OMS, Unicef e la rivista scientifica The Lancet hanno stilato una classifica dei paesi dove i bambini possono crescere meglio, tenendo in considerazione diversi parametri, tra cui tasso di sopravvivenza delle madri, qualità della sanità, povertà, educazione, crescita e nutrizione, violenza e libertà riproduttiva. L'Italia si piazza al 26mo posto, prima di Nuova Zelanda (trentaduesima) e Stati Uniti (trentanovesimi). Sul podio salgono due paesi europei: al terzo posto i Paesi Bassi, e al primo la Norvegia; tra loro, la Corea del Sud. Ultimi i paesi africani, fanalino di coda la Repubblica Centrafricana. Ma secondo gli esperti il Paese dei Balocchi non esiste: soprattutto chi si posiziona in alto nel ranking generale, scende in picchiata quando si prendono in considerazione clima e sostenibilità.
Prosperi, clima a parte. Il child flourishing index, ovvero "indice della prosperità di un bambino", è stato creato apposta per questa ricerca, pubblicata su The Lancet, per stabilire quali siano i paesi dove i bambini possono vivere meglio. Nonostante la vetta sia occupata da paesi ad alto reddito, quando si parla di crisi climatica la classifica si ribalta: i più ricchi sono anche quelli che inquinano di più emettendo gas serra (il contributo umano al riscaldamento globale). La classifica dei paesi in base all'indice di sostenibilità globale, infatti, sembra andare al contrario rispetto al child flourishing index: al primo, secondo e terzo posto rispettivamente Burundi, Chad e Somalia; Norvegia, Corea del Sud e Paesi Bassi si posizionano al 156mo, 166mo e 160mo posto; l'Italia al 134mo.

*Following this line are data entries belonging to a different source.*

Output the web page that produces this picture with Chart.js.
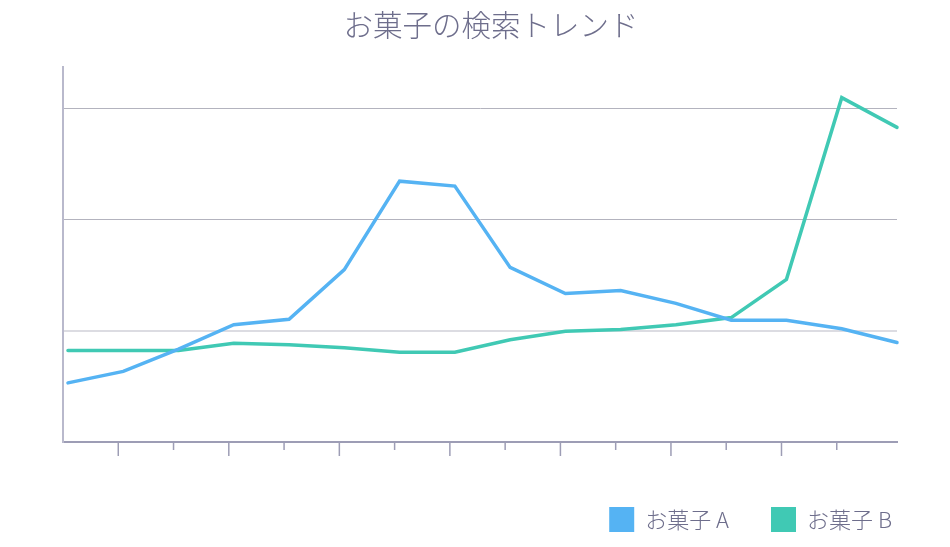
<!DOCTYPE html>
<html lang="ja">
<head>
<meta charset="utf-8">
<title>お菓子の検索トレンド</title>
<script src="https://cdn.jsdelivr.net/npm/chart.js@4.4.1/dist/chart.umd.min.js"></script>
<style>
  html, body { margin: 0; padding: 0; background: #ffffff; }
  #wrap { width: 950px; height: 547px; position: relative; }
</style>
</head>
<body>
<div id="wrap"><canvas id="c"></canvas></div>
<script>
// ---- data ----
const titleText = 'お菓子の検索トレンド';
const periods = ['1','2','3','4','5','6','7','8','9','10','11','12','13','14','15','16'];
const seriesNames = ['お菓子 A', 'お菓子 B'];
const sweetsA = [13.3, 15.9, 20.9, 26.4, 27.6, 38.8, 58.7, 57.6, 39.3, 33.4, 34.1, 31.2, 27.4, 27.4, 25.5, 22.4];
const sweetsB = [20.6, 20.6, 20.6, 22.2, 21.9, 21.2, 20.2, 20.2, 23.0, 24.9, 25.3, 26.4, 28.0, 36.6, 77.5, 70.8];
const yTicks = [0, 25, 50, 75];
const xTicks = [1,2,3,4,5,6,7,8,9,10,11,12,13,14];

// ---- style ----
const colorA = '#55b3f3';
const colorB = '#40c9b4';
const textColor = '#6e6e8c';
const X_SHIFT = 0.09;
const Y_MAX = 84.3;
const TITLE_OFFSET = 11;

const toPoints = vals => vals.map((v, i) => ({ x: i + X_SHIFT, y: v }));

const tickMarks = {
  id: 'tickMarks',
  afterLayout(chart) {
    const t = chart.titleBlock;
    if (t) { t.left += TITLE_OFFSET; t.right += TITLE_OFFSET; }
  },
  afterDraw(chart) {
    const s = chart.scales.x, ctx = chart.ctx, y0 = chart.chartArea.bottom;
    ctx.save();
    ctx.strokeStyle = '#9d9db5';
    ctx.lineWidth = 1.5;
    xTicks.forEach(v => {
      const px = s.getPixelForValue(v);
      const len = (v % 2 === 1) ? 14 : 8;
      ctx.beginPath();
      ctx.moveTo(px, y0);
      ctx.lineTo(px, y0 + len);
      ctx.stroke();
    });
    ctx.restore();
  }
};

new Chart(document.getElementById('c'), {
  type: 'line',
  data: {
    datasets: [
      { label: seriesNames[0], data: toPoints(sweetsA), borderColor: colorA, backgroundColor: colorA,
        borderWidth: 3.5, pointRadius: 0, tension: 0, clip: false, borderCapStyle: 'round', borderJoinStyle: 'miter' },
      { label: seriesNames[1], data: toPoints(sweetsB), borderColor: colorB, backgroundColor: colorB,
        borderWidth: 3.5, pointRadius: 0, tension: 0, clip: false, borderCapStyle: 'round', borderJoinStyle: 'miter' }
    ]
  },
  options: {
    responsive: true,
    maintainAspectRatio: false,
    animation: false,
    layout: { padding: { left: 13, right: 16, top: 0, bottom: 5 } },
    plugins: {
      title: {
        display: true,
        fullSize: false,
        text: titleText,
        color: textColor,
        font: { family: "'Noto Sans CJK JP', 'Noto Sans', sans-serif", size: 29.5, weight: '300', lineHeight: 1.2 },
        padding: { top: 7, bottom: 25 }
      },
      legend: {
        display: true,
        position: 'bottom',
        align: 'end',
        labels: {
          color: textColor,
          boxWidth: 25,
          boxHeight: 25,
          padding: 42,
          font: { family: "'Noto Sans CJK JP', 'Noto Sans', sans-serif", size: 22, weight: '300' },
          generateLabels(chart) {
            return chart.data.datasets.map((ds, i) => ({
              text: ds.label, fillStyle: ds.backgroundColor, strokeStyle: ds.backgroundColor,
              lineWidth: 0, hidden: false, datasetIndex: i, fontColor: textColor
            }));
          }
        }
      },
      tooltip: { enabled: false }
    },
    scales: {
      x: {
        type: 'linear',
        min: 0,
        max: periods.length - 1 + X_SHIFT,
        afterBuildTicks(s) { s.ticks = xTicks.map(v => ({ value: v })); },
        afterFit(s) { s.height = 23; },
        ticks: { display: false },
        grid: { display: false },
        border: { display: true, color: '#9d9db5', width: 2 }
      },
      y: {
        type: 'linear',
        min: 0,
        max: Y_MAX,
        afterBuildTicks(s) { s.ticks = yTicks.map(v => ({ value: v })); },
        afterFit(s) { s.width = 50; },
        ticks: { display: false },
        grid: {
          drawTicks: false,
          color: c => c.tick && c.tick.value === 0 ? 'rgba(0,0,0,0)' : (c.tick && c.tick.value === 25 ? '#dcdce2' : '#b3b3be'),
          lineWidth: c => c.tick && c.tick.value === 25 ? 2 : 1
        },
        border: { display: true, color: '#b9b9cc', width: 2 }
      },
      spacer: {
        type: 'linear',
        position: 'right',
        display: true,
        afterFit(s) { s.width = 37; },
        ticks: { display: false },
        grid: { display: false },
        border: { display: false }
      }
    }
  },
  plugins: [tickMarks]
});
</script>
</body>
</html>
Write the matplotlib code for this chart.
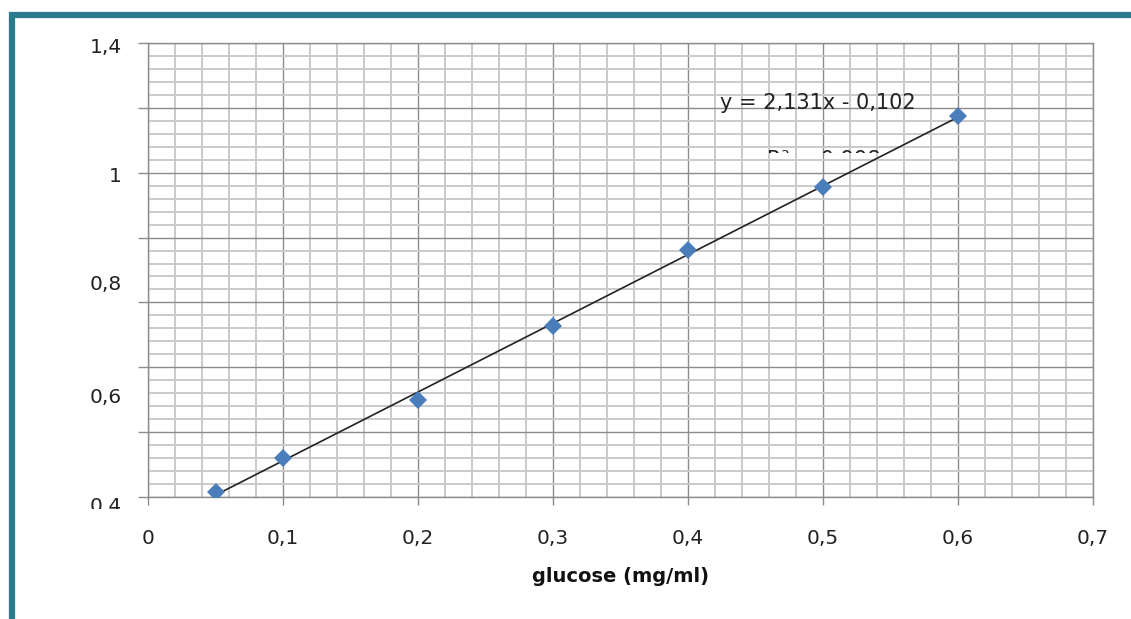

Futuro incerto. Se da un lato, quindi, in alcuni paesi i bambini vivono meglio ora, dall'altro quegli stessi paesi non assicurano un futuro roseo alla nuova generazione: «Nessuna nazione si trova nella posizione ideale per far vivere bene i nostri figli ora e in futuro, e questo mi ha sorpreso», ha affermato Stefan Peterson, capo della sanità all'UNICEF. Secondo gli esperti anche cibo spazzatura e alcol sono una minaccia per la salute e il futuro dei più giovani, che iniziano a bere sempre prima e vengono bombardati da pubblicità di aziende che li invitano a mangiare cibi poco sani.